Pero ya no es así. Han caído las caretas, una a una, como al final de los bailes y han ido saliendo la pus y las contradicciones: entre el decir y el ser, el parecer y el proceder. Hemos visto cosas que no creeríamos: aliades abjurando, a pestillo echado, de la responsabilidad afectiva, jugando a Christian Grey, profesores con sesudos discursos foucaultianos pavoneándose de feromonas ante las alumnas. Hemos visto, en fin, a Errejón y Mondero, y a mujeres con mando en plaza hacer negocio con los Puntos Violeta –unos 250.000 euros– y a las señoras de Infancia Libre, tan concienciadas con el Bien, secuestrar niños para preservarlos de todo Mal.

Los hemos visto, sin desmerecer a los fachas, con sus queridas y sus chalés y sus viajes todo incluido a cargo al erario público, gentrificando a tope. Pero todo eso fue durante años invisible porque prevalecía la «presunción de bondad». Si uno se sentía bueno –y sobre todo lo decía y se vinculaba a la Internacional Bondadosa– se entendía que uno no mentía y que, por tanto, merecía algún hueco en las redes clientelares.

El último señor bondadoso que ha caído en desgracia es un activista catalán que ha protagonizado un día de furia en México

El último señor bondadoso que ha caído en desgracia –vamos a uno por mes, como mínimo– es un activista catalán que ha protagonizado un día de furia en Mérida (México).
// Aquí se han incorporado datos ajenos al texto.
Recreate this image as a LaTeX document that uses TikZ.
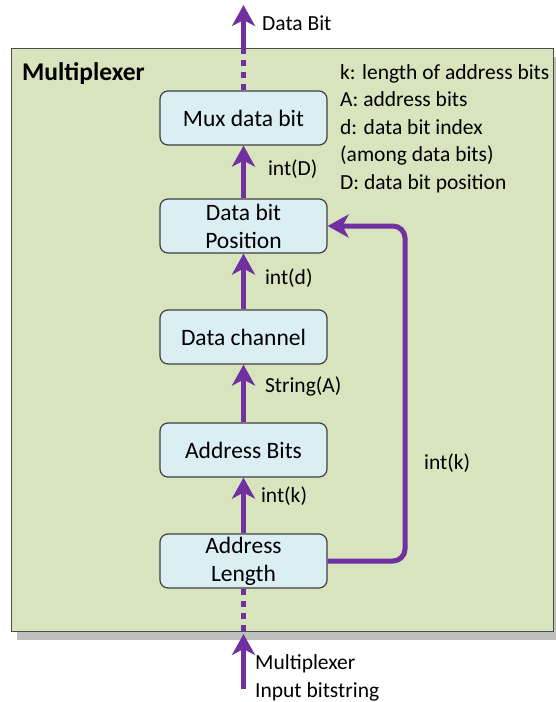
\documentclass[tikz,border=0pt]{standalone}
\usepackage{fontspec}
\setmainfont{Carlito}
\usetikzlibrary{arrows.meta}

\definecolor{muxpurple}{HTML}{7030A0}
\definecolor{muxgreen}{HTML}{D7E4BD}
\definecolor{muxblue}{HTML}{DAEEF3}

\tikzset{
    block/.style={draw=black!75, fill=muxblue, rounded corners=8pt, line width=1.2pt,
        minimum width=167pt, minimum height=54pt, inner sep=1pt, align=center,
        font=\fontsize{23.5}{28}\selectfont},
    flow/.style={muxpurple, line width=5pt, -{Stealth[length=21pt,width=23pt,inset=6pt]}},
    dotflow/.style={muxpurple, line width=5pt, dash pattern=on 6pt off 6pt},
    lbl/.style={text=black, font=\fontsize{21.5}{27.5}\selectfont, anchor=west, inner sep=0pt, align=left},
}

\begin{document}
\begin{tikzpicture}[x=1pt, y=-1pt]

    \useasboundingbox (0,0) rectangle (556,702);

    % Outer box with its shadow
    \fill[black!25] (17,57) rectangle (560,640);
    \draw[fill=muxgreen, draw=black!70, line width=1pt] (11,48) rectangle (553,631);
    \node[lbl, font=\fontsize{25.5}{28}\selectfont\bfseries] (title) at (22,74) {Multiplexer};

    % Blocks
    \node[block] (mux)  at (243.5,118) {Mux data bit};
    \node[block] (pos)  at (243.5,226) {Data bit\\Position};
    \node[block] (chan) at (243.5,337) {Data channel};
    \node[block] (abit) at (243.5,450) {Address Bits};
    \node[block] (alen) at (243.5,561) {Address\\Length};

    % Legend
    \node[lbl, anchor=north west] (legend) at (340,64)
        {k: length of address bits\\A: address bits\\d: data bit index\\(among data bits)\\D: data bit position};

    % Inner flow
    \draw[flow] (alen) -- (abit) node[lbl, pos=0.5, xshift=15pt, yshift=9pt] (lk) {int(k)};
    \draw[flow] (abit) -- (chan) node[lbl, pos=0.5, xshift=19pt, yshift=7pt] (la) {String(A)};
    \draw[flow] (chan) -- (pos) node[lbl, pos=0.5, xshift=19pt, yshift=3pt] (ld) {int(d)};
    \draw[flow] (pos) -- (mux) node[lbl, pos=0.5, xshift=22pt, yshift=3pt] (lD) {int(D)};
    \coordinate (turn) at (405,561);
    \draw[flow, rounded corners=12pt] (alen.east) -- (turn) |- (pos.east);
    \node[lbl] (lk2) at (424,463) {int(k)};

    % Input and output
    \coordinate (topin) at (243.5,50);
    \coordinate (topout) at (243.5,5);
    \coordinate (botin) at (243.5,631);
    \coordinate (botout) at (243.5,634);
    \coordinate (botsrc) at (243.5,689);
    \draw[dotflow] (mux.north) -- (topin);
    \draw[flow] (topin) -- (topout);
    \node[lbl] (dbit) at (262,23) {Data Bit};
    \draw[dotflow] (alen.south) -- (botin);
    \draw[flow] (botsrc) -- (botout);
    \node[lbl] (input) at (255,678) {Multiplexer\\Input bitstring};

\end{tikzpicture}
\end{document}
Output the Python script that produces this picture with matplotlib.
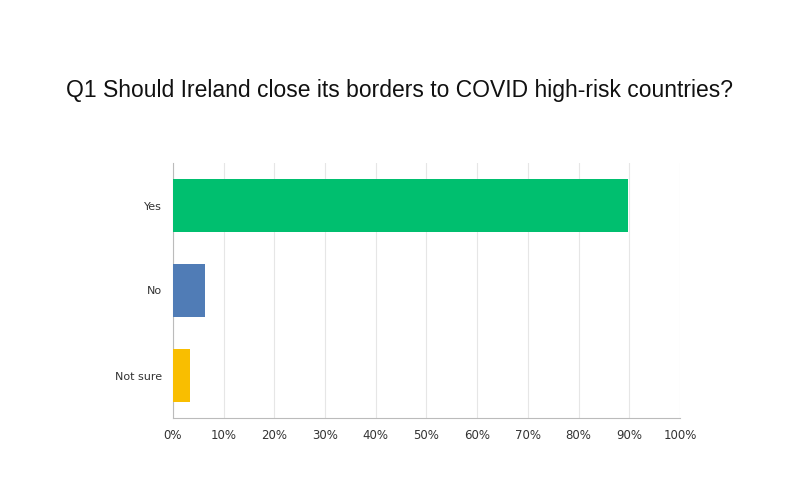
import matplotlib
matplotlib.use("Agg")
import matplotlib.pyplot as plt

categories = ["Yes", "No", "Not sure"]
values = [89.7, 6.3, 3.4]
colors = ["#00BF6F", "#507CB6", "#F9BE00"]
xticks = list(range(0, 101, 10))
xlabels = [f"{t}%" for t in xticks]

fig = plt.figure(figsize=(8, 5), dpi=100)
ax = fig.add_axes([0.216, 0.164, 0.634, 0.51])
ypos = list(range(len(categories)))[::-1]
ax.barh(ypos, values, height=0.62, color=colors, zorder=3)
ax.set_ylim(-0.5, 2.5)
ax.set_xlim(0, 100)
ax.set_yticks(ypos)
ax.set_yticklabels(categories, fontsize=8, color="#333333")
ax.set_xticks(xticks)
ax.set_xticklabels(xlabels, fontsize=8.5, color="#333333")
ax.tick_params(length=0, pad=8)
ax.grid(axis="x", color="#e6e6e6", linewidth=0.8, zorder=0)
for s in ["top", "right"]:
    ax.spines[s].set_visible(False)
for s in ["left", "bottom"]:
    ax.spines[s].set_color("#bbbbbb")
fig.text(0.5, 0.82, "Q1 Should Ireland close its borders to COVID high-risk countries?",
         ha="center", va="center", fontsize=16.5, color="#111111", family="Liberation Sans")
fig.savefig("out.png", dpi=100)
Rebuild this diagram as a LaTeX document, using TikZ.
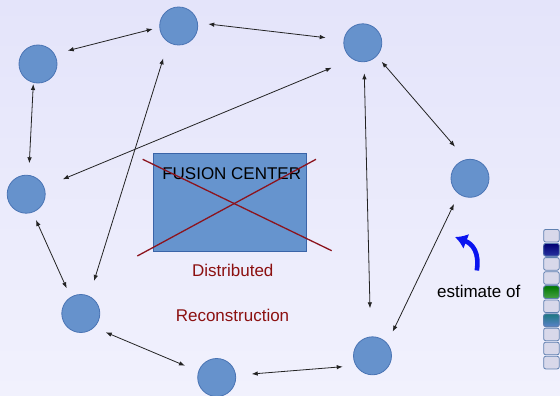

Se llama Joan Serra Montagut y al tipo no le falta de nada: ha colaborado con la Unesco y con Naciones Unidas, es periodista y gestor cultural de 38 años, fue Premio Nacional de la Juventud en 2014 en la categoría de Comunicación Intercultural por la coordinación del Proyecto Ja’ab, que promueve la lengua maya, y es director (o era) del Casal Català en el sureste de México, una entidad financiada por la Generalitat de Catalunya.

Pues bien, este tipo tan aseadito, con sus camisas a la moda y el pelo de Antonio Banderas en Two Much cuando sale de la piscina, acorrala y amedrenta a una camarera en un bar de Mérida (México) para que baje la música y lo sigue haciendo, rompiendo cosas, pese a la angustia de la chica: «¿Crees que con eso basta? ¿Sabes quién soy? ¿Sabes lo que puedo hacer?». Por un momento, parece una peli de Tarantino y además todo está siendo grabado por las cámaras del local.

Joan, altamente deconstruido y decolonial aunque se alojara en un Airbnb al lado del bar –el detalle es épico–, llega a gritar, en el país de los feminicidios, que tiene contactos y «podría hacerte desaparecer». Y, para redondear su actuación, pide empatía hacia él porque «soy una persona que lucha por mejorar este puto mundo» (sic). Solo una buena persona a la que una camarera desaprensiva no deja arreglar esta basura.

Sería absurdo escribir de Joan si no hubiéramos visto a tantos como él. Es un arquetipo.

Durante años, nos hemos dejado extorsionar moralmente por esta inmundicia; hemos alimentado monstruosos seres de luz que creen que su bondad esencial justifica un pobre, si no despreciable, proceder en el mundo. Amparados en causas abstractas, más valiosas cuanto más lejanas e imposibles, una enorme cantidad de personas ha vivido del dinero de otras, en países que tú no te puedes permitir, acumulando «experiencias», arreglando el mundo, rompiendo jarrones cuando creen no ser vistos, toqueteando alumnas, derrochando, diciendo por ahí «tú no sabes quién soy yo», seguramente la frase más abyecta que existe. Han sido buenos por ti, que eres malo y contaminas. Les hemos pagado para que nos restrieguen su capacidad de empatía, su corazón tan blanco, ellos que ayudan a la comunidad chachapoyas mientras tú vas en un Ford Fiesta al trabajo en un polígono de Tomelloso.

Si yo fuera Joan, ahora que va a perder todo el dinero que le pague la Generalitat, me daría con un canto en los dientes: ha llegado a los 38 viviendo de ser una persona excelente y, si no le hubieran pillado las cámaras, podría haber alcanzado rango de conseller de algo y jubilarse a los 60 con honores y una pensión importante, en Bali, Yucatán, el Penedés o donde le salga de la boina.